*Task details:* Only lines holding the string "this" are wanted; copy each one from the material.

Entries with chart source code

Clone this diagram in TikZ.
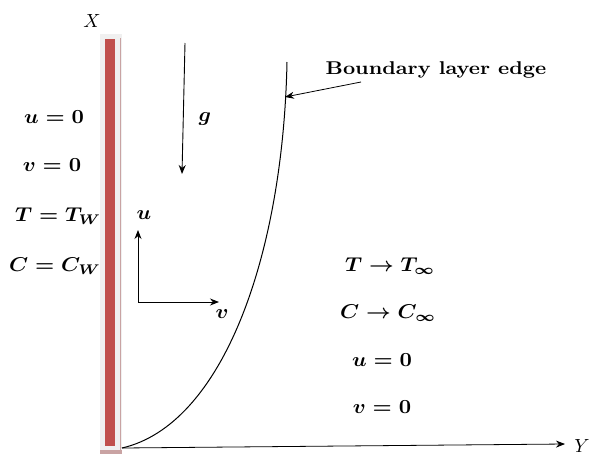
\documentclass[tikz,border=0pt]{standalone}
\usepackage{amsmath,graphicx}
\usetikzlibrary{arrows.meta}
\definecolor{wallred}{HTML}{C0504D}
\definecolor{wallgray}{HTML}{F0F0F0}
\definecolor{wallpink}{HTML}{C9A3A3}
\newcommand\mylbl[1]{\scalebox{2.15}[2.0]{\boldmath$#1$}}
\tikzset{
  lbl/.style={inner sep=0pt},
  arr/.style={-{Stealth[length=9pt,width=7pt]}, line width=0.9pt},
  curvel/.style={line width=1pt},
}
\begin{document}
\begin{tikzpicture}[x=1pt,y=-1pt]
\useasboundingbox (0,0) rectangle (614,456);
% wall
\fill[wallgray] (100,34) rectangle (122,450);
\fill[wallred] (105,39) rectangle (115,446);
\draw[wallpink, line width=1pt] (120,38) -- (120,450);
\fill[wallpink] (100,450) rectangle (122,454);
\node[lbl] (X) at (92,21) {\scalebox{1.9}{$X$}};
% coordinates
\coordinate (O) at (122,448);
\coordinate (Yend) at (565,444);
\coordinate (top) at (287,62);
\coordinate (g1) at (185,43);
\coordinate (g2) at (182,174);
\coordinate (utip) at (138,230);
\coordinate (vtip) at (219,302);
\coordinate (bl1) at (361,82);
\coordinate (bl2) at (285,97);
% axes and curve
\draw[arr, line width=0.8pt] (O) -- (Yend);
\node[lbl] (Y) at (582,446) {\scalebox{1.9}{$Y$}};
\draw[curvel] (O) .. controls (222,425) and (283,258) .. (top);
\draw[arr] (g1) -- (g2);
\node[lbl] (g) at (205,119) {\mylbl{g}};
\draw[{Stealth[length=9pt,width=7pt]}-{Stealth[length=9pt,width=7pt]}, line width=0.9pt] (utip) |- (vtip);
\node[lbl] (ul) at (144,215) {\mylbl{u}};
\node[lbl] (vl) at (222,314) {\mylbl{v}};
\node[lbl] (BL) at (436,70) {\scalebox{2.12}[1.85]{\bfseries Boundary layer edge}};
\draw[arr, line width=0.8pt] (bl1) -- (bl2);
% left conditions
\node[lbl] (l1) at (54,117) {\mylbl{u=0}};
\node[lbl] (l2) at (52,165) {\mylbl{v=0}};
\node[lbl] (l3) at (58,216) {\mylbl{T=T_W}};
\node[lbl] (l4) at (55,266) {\mylbl{C=C_W}};
% right conditions
\node[lbl] (r1) at (390,266) {\mylbl{T\to T_\infty}};
\node[lbl] (r2) at (388,313) {\mylbl{C\to C_\infty}};
\node[lbl] (r3) at (382,360) {\mylbl{u=0}};
\node[lbl] (r4) at (382,407) {\mylbl{v=0}};
\end{tikzpicture}
\end{document}
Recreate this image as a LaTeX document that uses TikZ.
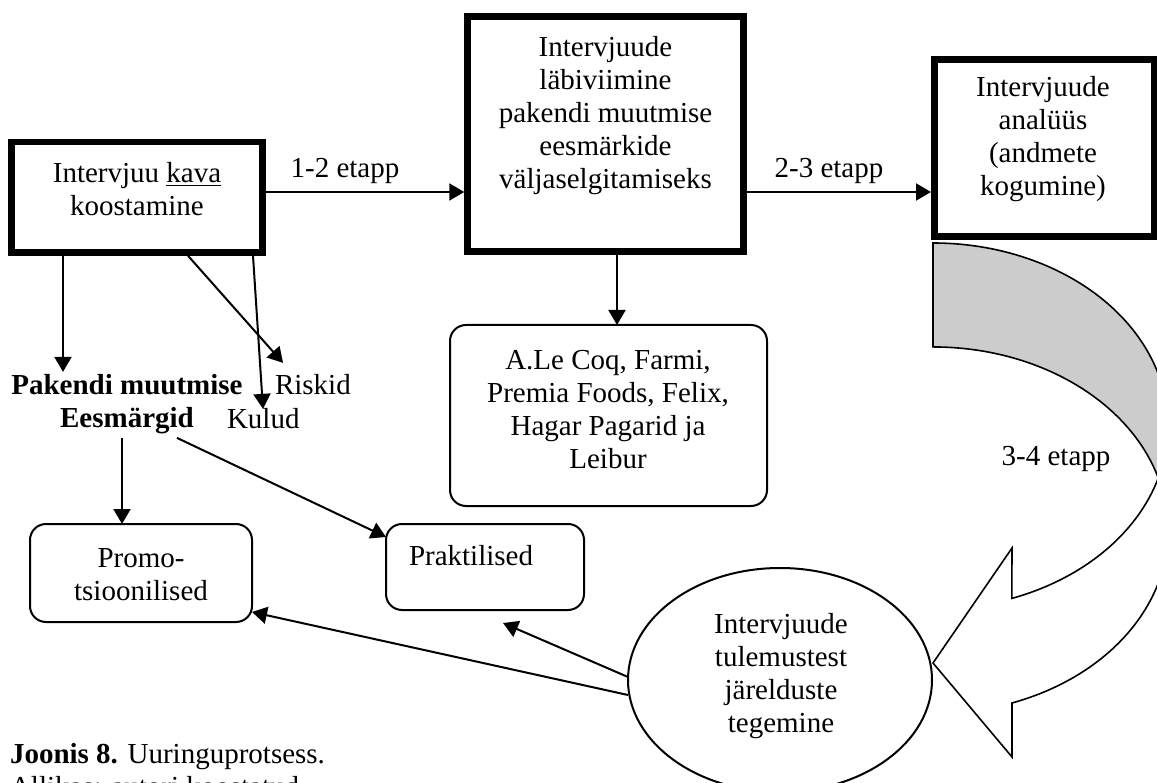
\documentclass[tikz,border=0pt]{standalone}
\usepackage{fontspec}
\setmainfont{Liberation Serif}
\usetikzlibrary{arrows.meta,shapes.geometric}
\newcommand{\mltext}[1]{\begin{tabular}[t]{@{}c@{}}#1\end{tabular}}
\newcommand{\ulword}[1]{\setbox0\hbox{#1}\rlap{\rule[-3pt]{\wd0}{1.3pt}}\box0}
\begin{document}
\begin{tikzpicture}[x=1pt,y=-1pt,
  every node/.style={font=\fontsize{29}{33}\selectfont, inner sep=0pt, outer sep=0pt},
  thickbox/.style={draw, rectangle, line width=6.5pt, outer sep=3.25pt},
  rbox/.style={draw, rectangle, line width=2pt, rounded corners=16pt},
  txt/.style={anchor=base, align=center},
  conn/.style={line width=2pt, -{Triangle[width=17pt,length=15pt]}},
  band/.style={line width=1.6pt, line join=miter}
]
\useasboundingbox (0,0) rectangle (1157,783);

% top boxes
\node[thickbox, minimum width=251pt, minimum height=110.5pt] (A) at (137,197.25) {};
\node[txt] (At) at (137,183) {\mltext{Intervjuu \ulword{kava}\\koostamine}};

\node[thickbox, minimum width=276pt, minimum height=235pt] (B) at (605.5,134) {};
\node[txt] (Bt) at (605.5,57) {\mltext{Intervjuude\\läbiviimine\\pakendi muutmise\\eesmärkide\\väljaselgitamiseks}};

\node[thickbox, minimum width=219.5pt, minimum height=177pt] (C) at (1044,148) {};
\node[txt] (Ct) at (1043,97) {\mltext{Intervjuude\\analüüs\\(andmete\\kogumine)}};

\draw[conn] (A.east |- 0,192) -- (B.west |- 0,192);
\node[txt] (L12) at (345,178) {1-2 etapp};
\draw[conn] (B.east |- 0,192) -- (C.west |- 0,192);
\node[txt] (L23) at (829,178) {2-3 etapp};

% labels under box A
\node[txt] (PE) at (127,395) {\bfseries\mltext{Pakendi muutmise\\Eesmärgid}};
\node[anchor=base west] (R) at (275,395) {Riskid};
\node[anchor=base west] (K) at (227,429) {Kulud};

\draw[conn] (63,0 |- A.south) -- (63,0 |- PE.north);
\draw[conn] (188,0 |- A.south) -- ([shift={(8,-12)}]R.north west);
\draw[conn] (253,0 |- A.south) -- (263,0 |- K.north);

% rounded boxes
\node[rbox, minimum width=222pt, minimum height=98pt] (P1) at (141,573) {};
\node[txt] (P1t) at (141,567) {\mltext{Promo-\\tsioonilised}};

\node[rbox, minimum width=198pt, minimum height=86pt] (P2) at (485,567) {};
\node[anchor=base west] (P2t) at (409,565) {Praktilised};

\node[rbox, minimum width=317pt, minimum height=181pt] (Co) at (608.5,415.5) {};
\node[txt] (Cot) at (608,370) {\mltext{A.Le Coq, Farmi,\\Premia Foods, Felix,\\Hagar Pagarid ja\\Leibur}};

\draw[conn] (617,0 |- B.south) -- (617,0 |- Co.north);
\draw[conn] (122,0 |- PE.south) -- (122,0 |- P1.north);
\draw[conn] (177,0 |- PE.south) -- (P2.west |- 0,537);

% curved arrow 3-4
\coordinate (I) at (1158.3,478);
\draw[band, fill=gray!40] (933,243) arc[start angle=-90, end angle=16.5, x radius=235, y radius=183]
   arc[start angle=-16.5, end angle=-90, x radius=235, y radius=183] -- cycle;
\draw[band, fill=white] (I) arc[start angle=16.5, end angle=70.4, x radius=235, y radius=183]
   -- (1012,548) -- (933,663) -- (1012,757) -- (1012,703)
   arc[start angle=70.4, end angle=-16.5, x radius=235, y radius=183] -- cycle;
\node[txt] (L34) at (1056,465) {3-4 etapp};

% ellipse
\node[draw, ellipse, line width=2pt, fill=white, minimum width=304pt, minimum height=224pt] (E) at (780,680) {};
\node[txt] (Et) at (781,633) {\mltext{Intervjuude\\tulemustest\\järelduste\\tegemine}};

\draw[conn] ([yshift=-15pt]E.west) -- ([yshift=10pt]P1.south east);
\draw[conn] ([yshift=3pt]E.west) -- ([shift={(18,13)}]P2.south);

% caption
\node[anchor=base west] (cap1) at (10,763) {\textbf{Joonis 8.} Uuringuprotsess.};
\node[anchor=base west] (cap2) at (10,796) {Allikas: autori koostatud};
\end{tikzpicture}
\end{document}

*Exercise result:*
Clone this diagram in TikZ.
Recreate this image as a LaTeX document that uses TikZ.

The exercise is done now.